When we stopped in front of a hospital, I got out of the back and was met immediately by an adorably tiny nurse who gently took my arm and led me into the waiting room. The EMT guys explained my situation to everyone, and they sped me up a gleaming escalator to another floor-- let me just say now that Japanese hospitals put American ones to SHAME. I was shuttled into an immaculate waiting room and even more immaculate exam room, where a clean-cut, confidence-inspiring doctor ever-so-softly tended to my eye. He sensitively held my neck as he tipped my head back to put in drops, then stared intensely at my eye through the peep-hole contraption between us-- I thought for a moment I had fallen in love. He told me in accented but elegant English that my eye would be fine, the contact lens itself was nowhere to be found (and no, had not slipped behind my eyeball as I had feared), and that I needed to use drops three times per day (the nurse would take me to the pharmacy to pick them up).

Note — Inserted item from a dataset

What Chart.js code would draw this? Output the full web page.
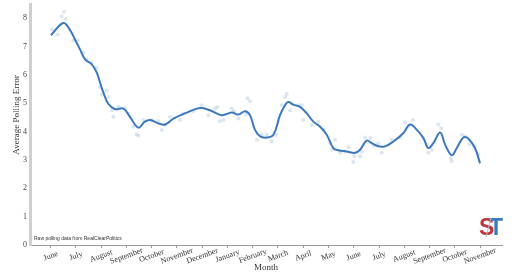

So not more than 20 minutes later, I was back on the street, eyedrops in hand ("This is an eye medicine of the cornea protection"), not knowing where on earth I was in the city, but glad to be alive and even better, sighted for the foreseeable future. I gradually found myself on a map, and then spent my last few hours before the train to Kobe wandering around Osaka's shopping districts, joyfully stumbling upon the Organic Building, as well as a cosplay shop called "Stoned Village" and something called an "Ice Dog" (hot dog bun with ice cream inside). Hurray for vision.